The current cost of nomination forms of our two major political parties does not also reflect the level of poverty and other socio economic challenges in the country. According to Theresa May, the British Prime Minister, Nigeria is home to the world’s poorest people-87 million precisely. The National Bureau of Statistic put the number of people within the labour force who are unemployed at 18million in 2017. This therefore, makes our political parties’ leaders to appear as people who are unrealistic, unapologetic and unshakably impassive to the plights of Nigerians.

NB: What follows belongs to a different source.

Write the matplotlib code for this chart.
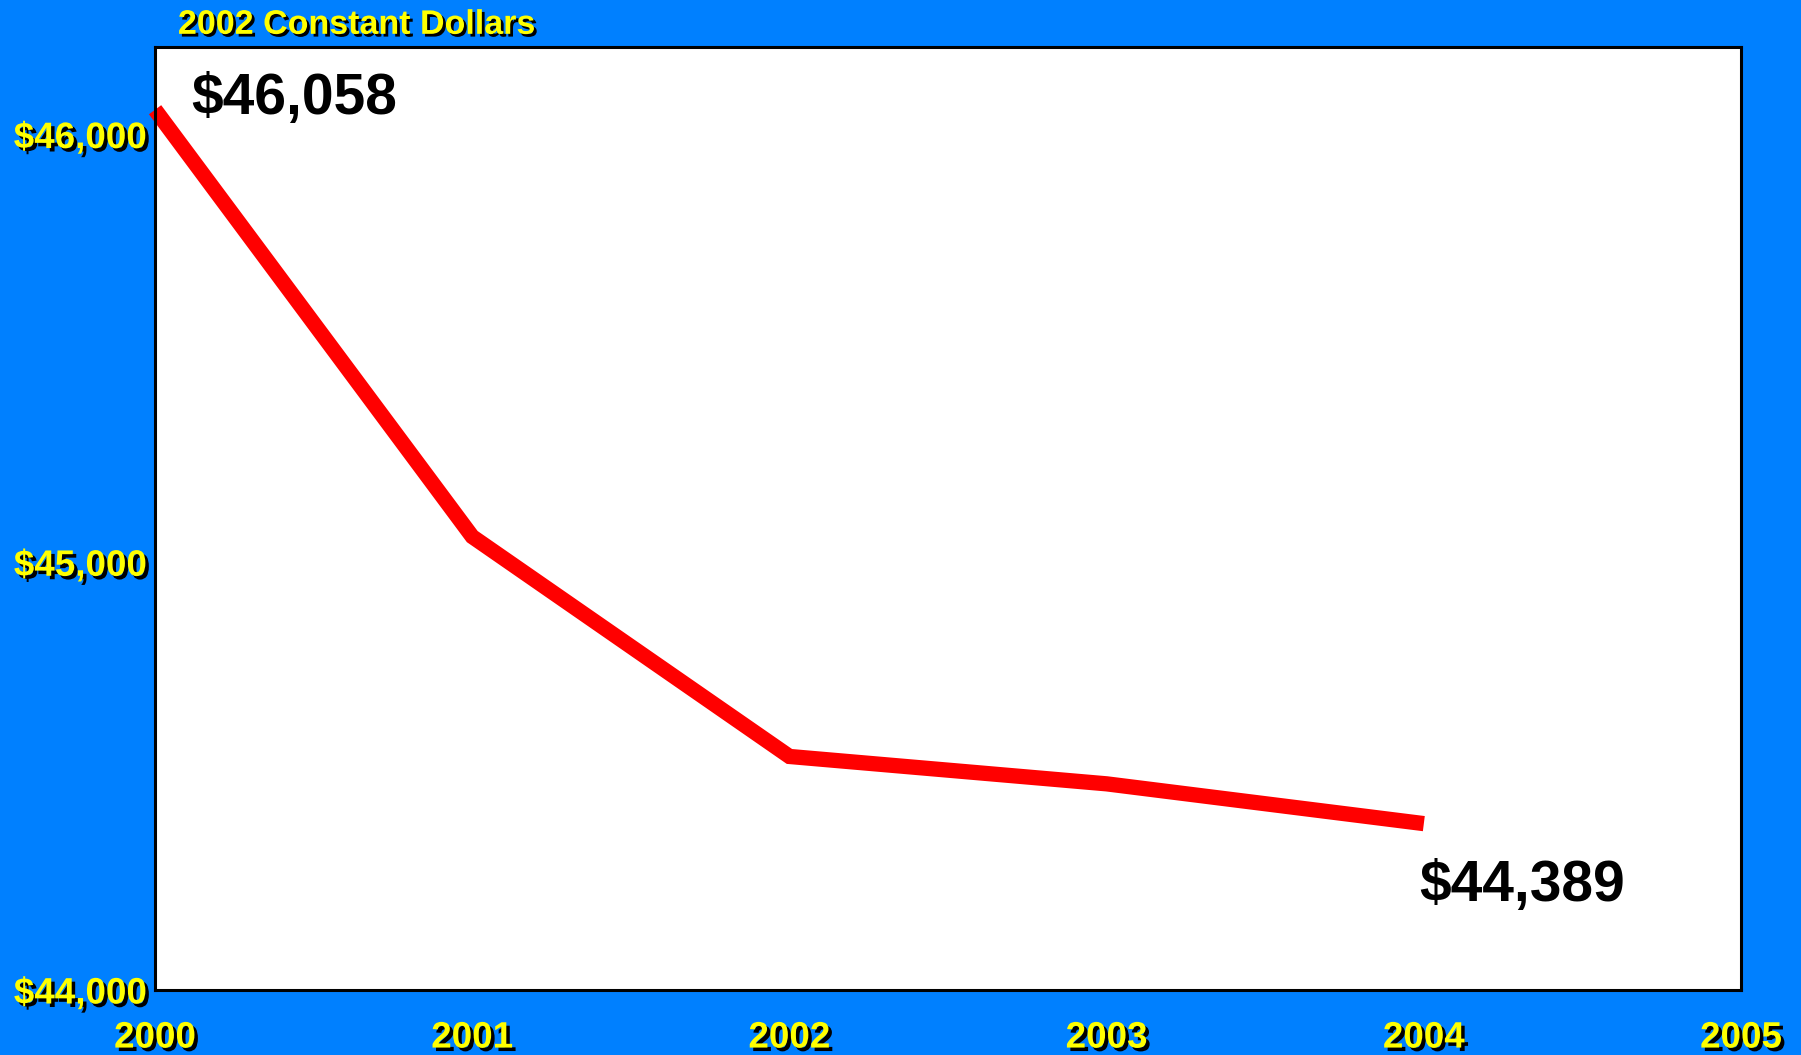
import matplotlib
matplotlib.use("Agg")
import matplotlib.pyplot as plt
import matplotlib.patheffects as pe

# median household income, 2002 constant dollars
years = [2000, 2001, 2002, 2003, 2004]
income = [46058, 45060, 44546, 44482, 44389]
yticks = [44000, 45000, 46000]
xticks = [2000, 2001, 2002, 2003, 2004, 2005]

plt.rcParams['font.family'] = ['Liberation Sans', 'DejaVu Sans']
bg = '#0080ff'

fig = plt.figure(figsize=(18.01, 10.55), dpi=100, facecolor=bg)
ax = fig.add_axes([0.0861, 0.0616, 0.8806, 0.894])

ax.plot(years, income, color='red', lw=11, solid_capstyle='butt',
        solid_joinstyle='miter', clip_on=False)

ax.set_xlim(2000, 2005)
ax.set_ylim(44000, 46205)
ax.set_xticks(xticks)
ax.set_yticks(yticks)
ax.set_xticklabels([str(x) for x in xticks])
ax.set_yticklabels(['${:,}'.format(v) for v in yticks])
ax.tick_params(length=0)
ax.tick_params(axis='y', pad=6)
ax.tick_params(axis='x', pad=22)
for s in ax.spines.values():
    s.set_linewidth(2.2)
    s.set_color('black')

shadow = [pe.SimplePatchShadow(offset=(2.5, -2.5), shadow_rgbFace='black', alpha=1), pe.Normal()]
for lab in ax.get_xticklabels() + ax.get_yticklabels():
    lab.set_fontsize(26.5)
    lab.set_fontweight('bold')
    lab.set_color('yellow')
    lab.set_path_effects(shadow)

fig.text(0.0988, 0.976, '2002 Constant Dollars', fontsize=24.5, fontweight='bold',
         color='yellow', va='center', ha='left',
         path_effects=[pe.SimplePatchShadow(offset=(2, -2), shadow_rgbFace='black', alpha=1), pe.Normal()])

ax.annotate('${:,}'.format(income[0]), (years[0], income[0]), xytext=(26, -3),
            textcoords='offset points', fontsize=41, fontweight='bold',
            ha='left', va='baseline', color='black')
ax.annotate('${:,}'.format(income[-1]), (years[-1], income[-1]), xytext=(-3, -56),
            textcoords='offset points', fontsize=41, fontweight='bold',
            ha='left', va='baseline', color='black')

plt.savefig('out.png', dpi=100, facecolor=bg)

Adding his voice to this debate, Femi Falana (SAN) posited that “it is illegal and prohibitive to collect nomination forms. When you do that you are excluding people from participating in the democratic process. In 2003, INEC attempted to collect money for nomination forms. Late Chief Gani Fawehinmi led us to court and the court held that it is illegal and unconstitutional to collect nomination forms, after we have dragged not less than seven to eight state governments to court over money for nomination forms for local government elections”.
By and large, the pith of this piece is that high cost of the expression of interest and nomination form is closely tied to the over-monetisation of our polity. We must therefore seize this moment to critically re-examine our political processes. There is need to urgently demonetize the polity in order to give room for only serious minded, selfless, patriotic and diligent leaders in the country. In 2015 general elections, Nigerians pan the political parties on this same issue of expression of interest and nomination form. We are doing the same reprobation now. If Nigerians do not want to rewind the wheel on this same problem in 2023 general elections, President Buhari and his counterparts in the National Assembly must ensure that the proposal for the amendment of our Electoral Act must be signed into law on/before 2019 general elections. I understand that this new amendment addresses this issue of exorbitant fee being charged by our political parties for the collection of expression of interest and nomination form.
Shamsudeen Ayeni is a socio political commentator and writes from Akute, Ogun State.